# Job
Restate the lines word for word, from the first line of the records through the line containing "idx = list(range(n_q))". Leave out the pictures and anything after that line.
▼
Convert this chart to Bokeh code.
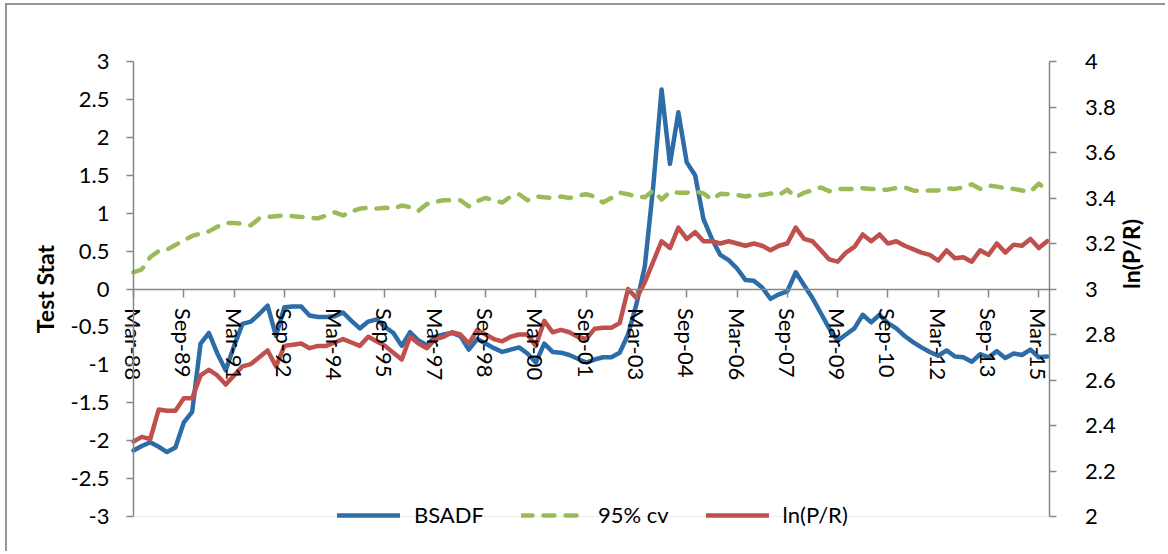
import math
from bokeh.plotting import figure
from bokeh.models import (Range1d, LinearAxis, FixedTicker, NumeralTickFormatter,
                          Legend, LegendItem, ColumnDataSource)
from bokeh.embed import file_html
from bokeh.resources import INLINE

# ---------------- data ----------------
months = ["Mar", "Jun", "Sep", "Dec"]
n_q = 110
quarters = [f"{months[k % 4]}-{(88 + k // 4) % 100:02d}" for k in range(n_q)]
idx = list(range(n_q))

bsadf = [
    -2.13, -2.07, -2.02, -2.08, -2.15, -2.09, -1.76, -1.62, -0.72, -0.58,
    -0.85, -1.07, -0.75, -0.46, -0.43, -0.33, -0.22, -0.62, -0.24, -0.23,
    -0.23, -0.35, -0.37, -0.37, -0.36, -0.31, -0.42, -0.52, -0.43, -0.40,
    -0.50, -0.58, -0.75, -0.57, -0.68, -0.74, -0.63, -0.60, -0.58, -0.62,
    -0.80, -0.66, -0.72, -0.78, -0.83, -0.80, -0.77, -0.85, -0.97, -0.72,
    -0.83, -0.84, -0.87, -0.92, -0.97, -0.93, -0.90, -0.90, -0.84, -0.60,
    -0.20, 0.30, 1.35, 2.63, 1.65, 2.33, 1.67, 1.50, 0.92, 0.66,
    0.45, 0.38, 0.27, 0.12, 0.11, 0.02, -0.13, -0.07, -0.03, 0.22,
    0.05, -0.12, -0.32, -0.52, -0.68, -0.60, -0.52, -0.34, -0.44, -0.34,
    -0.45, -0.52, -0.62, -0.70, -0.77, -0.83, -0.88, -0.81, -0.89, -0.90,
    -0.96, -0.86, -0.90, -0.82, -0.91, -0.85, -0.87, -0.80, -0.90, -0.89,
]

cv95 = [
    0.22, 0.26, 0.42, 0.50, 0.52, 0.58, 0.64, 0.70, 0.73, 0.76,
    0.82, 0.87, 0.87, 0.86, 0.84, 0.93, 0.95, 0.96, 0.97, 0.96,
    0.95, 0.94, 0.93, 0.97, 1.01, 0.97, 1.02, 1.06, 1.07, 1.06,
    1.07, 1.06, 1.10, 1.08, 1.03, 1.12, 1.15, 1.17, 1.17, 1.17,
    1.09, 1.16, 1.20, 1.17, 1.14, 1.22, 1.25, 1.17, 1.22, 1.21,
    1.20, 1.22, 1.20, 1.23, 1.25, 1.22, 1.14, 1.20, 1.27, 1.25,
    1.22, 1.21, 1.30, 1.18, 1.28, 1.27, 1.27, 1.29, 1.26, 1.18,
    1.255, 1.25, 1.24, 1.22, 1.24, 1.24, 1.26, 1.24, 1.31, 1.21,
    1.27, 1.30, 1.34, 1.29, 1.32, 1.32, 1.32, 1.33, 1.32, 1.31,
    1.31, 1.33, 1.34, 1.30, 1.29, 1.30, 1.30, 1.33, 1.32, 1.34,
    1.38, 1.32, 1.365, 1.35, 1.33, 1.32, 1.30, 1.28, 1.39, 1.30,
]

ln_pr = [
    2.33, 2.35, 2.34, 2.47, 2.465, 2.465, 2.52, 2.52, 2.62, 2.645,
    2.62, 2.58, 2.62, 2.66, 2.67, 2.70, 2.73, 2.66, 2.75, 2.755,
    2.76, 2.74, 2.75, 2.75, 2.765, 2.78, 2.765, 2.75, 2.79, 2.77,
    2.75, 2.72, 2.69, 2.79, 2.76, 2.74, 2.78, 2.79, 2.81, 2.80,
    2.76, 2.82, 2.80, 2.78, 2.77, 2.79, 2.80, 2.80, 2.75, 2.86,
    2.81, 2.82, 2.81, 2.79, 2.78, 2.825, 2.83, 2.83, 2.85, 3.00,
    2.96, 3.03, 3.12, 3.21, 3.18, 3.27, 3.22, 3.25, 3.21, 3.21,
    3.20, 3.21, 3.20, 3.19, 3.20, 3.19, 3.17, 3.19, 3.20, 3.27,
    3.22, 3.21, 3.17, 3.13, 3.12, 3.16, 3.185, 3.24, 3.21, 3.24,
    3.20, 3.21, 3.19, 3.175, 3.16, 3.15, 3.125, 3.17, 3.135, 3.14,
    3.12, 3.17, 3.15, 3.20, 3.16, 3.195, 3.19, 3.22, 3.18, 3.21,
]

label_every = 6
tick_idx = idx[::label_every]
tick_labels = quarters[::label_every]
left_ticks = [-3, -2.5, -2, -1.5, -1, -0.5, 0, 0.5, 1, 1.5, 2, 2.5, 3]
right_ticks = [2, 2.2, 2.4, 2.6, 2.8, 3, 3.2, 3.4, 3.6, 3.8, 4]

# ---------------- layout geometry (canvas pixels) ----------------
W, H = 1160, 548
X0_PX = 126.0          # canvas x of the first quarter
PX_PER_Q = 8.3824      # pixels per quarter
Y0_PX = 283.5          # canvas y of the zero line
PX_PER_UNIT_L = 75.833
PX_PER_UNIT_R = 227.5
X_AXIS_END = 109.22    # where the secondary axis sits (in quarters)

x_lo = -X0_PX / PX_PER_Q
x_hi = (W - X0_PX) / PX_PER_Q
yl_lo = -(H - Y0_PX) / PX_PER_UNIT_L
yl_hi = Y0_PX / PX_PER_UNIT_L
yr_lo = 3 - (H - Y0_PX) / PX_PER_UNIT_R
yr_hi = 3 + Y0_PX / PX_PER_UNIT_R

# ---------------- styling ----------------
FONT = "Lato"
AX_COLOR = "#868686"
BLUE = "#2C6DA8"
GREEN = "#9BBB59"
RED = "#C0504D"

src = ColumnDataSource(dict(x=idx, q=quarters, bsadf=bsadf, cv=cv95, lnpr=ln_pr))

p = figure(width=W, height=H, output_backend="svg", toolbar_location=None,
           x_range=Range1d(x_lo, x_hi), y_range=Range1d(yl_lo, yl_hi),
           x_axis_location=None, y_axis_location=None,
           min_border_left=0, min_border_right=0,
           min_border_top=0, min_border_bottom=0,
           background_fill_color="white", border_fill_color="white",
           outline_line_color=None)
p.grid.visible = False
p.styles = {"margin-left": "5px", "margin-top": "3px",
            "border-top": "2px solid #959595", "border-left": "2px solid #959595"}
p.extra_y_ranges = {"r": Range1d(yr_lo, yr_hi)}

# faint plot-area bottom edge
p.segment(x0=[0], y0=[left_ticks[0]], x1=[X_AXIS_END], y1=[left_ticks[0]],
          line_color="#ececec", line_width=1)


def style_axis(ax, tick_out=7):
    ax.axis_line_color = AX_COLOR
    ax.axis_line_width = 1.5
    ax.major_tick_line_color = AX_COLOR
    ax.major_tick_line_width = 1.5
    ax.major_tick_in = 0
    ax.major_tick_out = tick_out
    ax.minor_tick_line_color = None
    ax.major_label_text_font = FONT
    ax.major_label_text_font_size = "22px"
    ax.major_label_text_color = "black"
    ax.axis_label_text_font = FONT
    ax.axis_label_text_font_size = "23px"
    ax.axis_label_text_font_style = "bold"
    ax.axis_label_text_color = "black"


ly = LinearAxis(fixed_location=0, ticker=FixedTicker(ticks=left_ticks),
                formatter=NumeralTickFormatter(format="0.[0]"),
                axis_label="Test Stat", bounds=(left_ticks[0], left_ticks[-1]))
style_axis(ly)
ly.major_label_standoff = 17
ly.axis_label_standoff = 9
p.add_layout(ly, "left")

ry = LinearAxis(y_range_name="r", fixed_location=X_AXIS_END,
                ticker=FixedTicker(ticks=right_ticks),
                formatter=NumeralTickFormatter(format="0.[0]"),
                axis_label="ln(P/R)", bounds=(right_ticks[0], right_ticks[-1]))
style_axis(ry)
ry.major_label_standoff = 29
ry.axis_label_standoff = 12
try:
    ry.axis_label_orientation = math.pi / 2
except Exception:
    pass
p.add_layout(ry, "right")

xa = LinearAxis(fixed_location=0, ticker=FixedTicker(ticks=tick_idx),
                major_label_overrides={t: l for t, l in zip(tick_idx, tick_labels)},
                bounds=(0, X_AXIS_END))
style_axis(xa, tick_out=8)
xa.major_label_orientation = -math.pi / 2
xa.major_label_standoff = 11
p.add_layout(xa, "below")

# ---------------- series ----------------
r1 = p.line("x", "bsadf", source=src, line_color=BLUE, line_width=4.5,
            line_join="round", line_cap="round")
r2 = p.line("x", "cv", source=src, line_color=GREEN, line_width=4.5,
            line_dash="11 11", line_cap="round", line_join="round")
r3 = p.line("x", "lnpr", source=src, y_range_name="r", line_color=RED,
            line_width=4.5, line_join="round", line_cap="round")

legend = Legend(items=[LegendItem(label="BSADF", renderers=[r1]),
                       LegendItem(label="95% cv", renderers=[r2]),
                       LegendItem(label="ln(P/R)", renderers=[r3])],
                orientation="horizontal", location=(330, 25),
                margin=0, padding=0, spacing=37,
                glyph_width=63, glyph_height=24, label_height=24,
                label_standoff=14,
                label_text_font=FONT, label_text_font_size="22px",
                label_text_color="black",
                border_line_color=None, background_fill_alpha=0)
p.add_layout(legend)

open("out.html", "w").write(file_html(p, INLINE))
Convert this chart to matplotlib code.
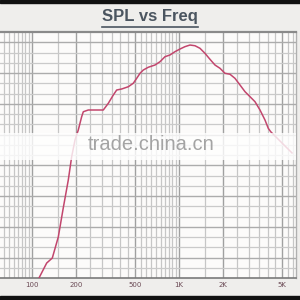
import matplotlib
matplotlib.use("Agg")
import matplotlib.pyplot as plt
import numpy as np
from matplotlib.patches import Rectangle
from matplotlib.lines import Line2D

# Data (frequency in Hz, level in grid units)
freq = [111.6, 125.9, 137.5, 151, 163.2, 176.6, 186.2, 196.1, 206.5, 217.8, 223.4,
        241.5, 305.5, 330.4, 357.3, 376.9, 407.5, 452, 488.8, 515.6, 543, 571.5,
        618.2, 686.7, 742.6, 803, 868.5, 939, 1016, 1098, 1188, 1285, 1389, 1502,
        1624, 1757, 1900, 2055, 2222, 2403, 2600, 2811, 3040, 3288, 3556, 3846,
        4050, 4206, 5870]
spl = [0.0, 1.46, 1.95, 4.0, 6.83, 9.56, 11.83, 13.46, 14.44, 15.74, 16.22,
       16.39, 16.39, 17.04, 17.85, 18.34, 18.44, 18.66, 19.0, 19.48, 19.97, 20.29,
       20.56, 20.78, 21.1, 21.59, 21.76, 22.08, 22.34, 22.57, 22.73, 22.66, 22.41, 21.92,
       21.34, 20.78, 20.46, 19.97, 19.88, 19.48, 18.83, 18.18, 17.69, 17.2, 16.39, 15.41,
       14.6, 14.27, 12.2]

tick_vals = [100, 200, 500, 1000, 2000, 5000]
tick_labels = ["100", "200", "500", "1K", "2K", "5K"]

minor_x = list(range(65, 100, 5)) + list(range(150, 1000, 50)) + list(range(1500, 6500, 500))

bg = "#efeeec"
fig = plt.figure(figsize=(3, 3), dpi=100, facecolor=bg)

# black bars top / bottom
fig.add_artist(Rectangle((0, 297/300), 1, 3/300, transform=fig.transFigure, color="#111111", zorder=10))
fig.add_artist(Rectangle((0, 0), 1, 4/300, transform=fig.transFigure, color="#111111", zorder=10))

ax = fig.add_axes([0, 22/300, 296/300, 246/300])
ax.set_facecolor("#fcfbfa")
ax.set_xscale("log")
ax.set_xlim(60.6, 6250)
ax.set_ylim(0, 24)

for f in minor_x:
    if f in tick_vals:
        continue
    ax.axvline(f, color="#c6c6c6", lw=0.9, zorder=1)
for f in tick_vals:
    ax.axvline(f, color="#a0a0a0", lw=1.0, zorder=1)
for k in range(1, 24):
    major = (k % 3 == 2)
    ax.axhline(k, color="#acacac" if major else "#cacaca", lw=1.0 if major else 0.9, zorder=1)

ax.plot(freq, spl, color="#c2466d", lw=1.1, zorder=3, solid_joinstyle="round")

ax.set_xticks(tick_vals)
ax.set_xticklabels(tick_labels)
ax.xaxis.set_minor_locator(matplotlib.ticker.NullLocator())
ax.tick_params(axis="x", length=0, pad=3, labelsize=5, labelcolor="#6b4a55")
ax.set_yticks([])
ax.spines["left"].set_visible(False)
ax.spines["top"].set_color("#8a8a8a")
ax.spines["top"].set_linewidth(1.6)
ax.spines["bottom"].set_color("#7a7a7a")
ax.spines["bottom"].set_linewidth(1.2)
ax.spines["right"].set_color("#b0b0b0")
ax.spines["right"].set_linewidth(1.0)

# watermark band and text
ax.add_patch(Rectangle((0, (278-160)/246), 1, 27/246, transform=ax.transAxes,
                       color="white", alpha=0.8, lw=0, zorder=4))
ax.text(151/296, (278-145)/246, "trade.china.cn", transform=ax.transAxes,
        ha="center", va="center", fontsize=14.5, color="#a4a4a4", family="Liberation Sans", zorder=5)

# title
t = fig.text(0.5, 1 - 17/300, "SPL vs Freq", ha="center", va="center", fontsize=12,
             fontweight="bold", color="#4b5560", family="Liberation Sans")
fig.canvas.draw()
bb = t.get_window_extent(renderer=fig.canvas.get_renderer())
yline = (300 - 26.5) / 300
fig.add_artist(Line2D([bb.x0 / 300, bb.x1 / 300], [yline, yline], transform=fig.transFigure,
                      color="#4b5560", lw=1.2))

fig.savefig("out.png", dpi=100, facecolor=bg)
▲
# Written response
Convert this chart to Bokeh code.
import math
from bokeh.plotting import figure
from bokeh.models import (Range1d, LinearAxis, FixedTicker, NumeralTickFormatter,
                          Legend, LegendItem, ColumnDataSource)
from bokeh.embed import file_html
from bokeh.resources import INLINE

# ---------------- data ----------------
months = ["Mar", "Jun", "Sep", "Dec"]
n_q = 110
quarters = [f"{months[k % 4]}-{(88 + k // 4) % 100:02d}" for k in range(n_q)]
idx = list(range(n_q))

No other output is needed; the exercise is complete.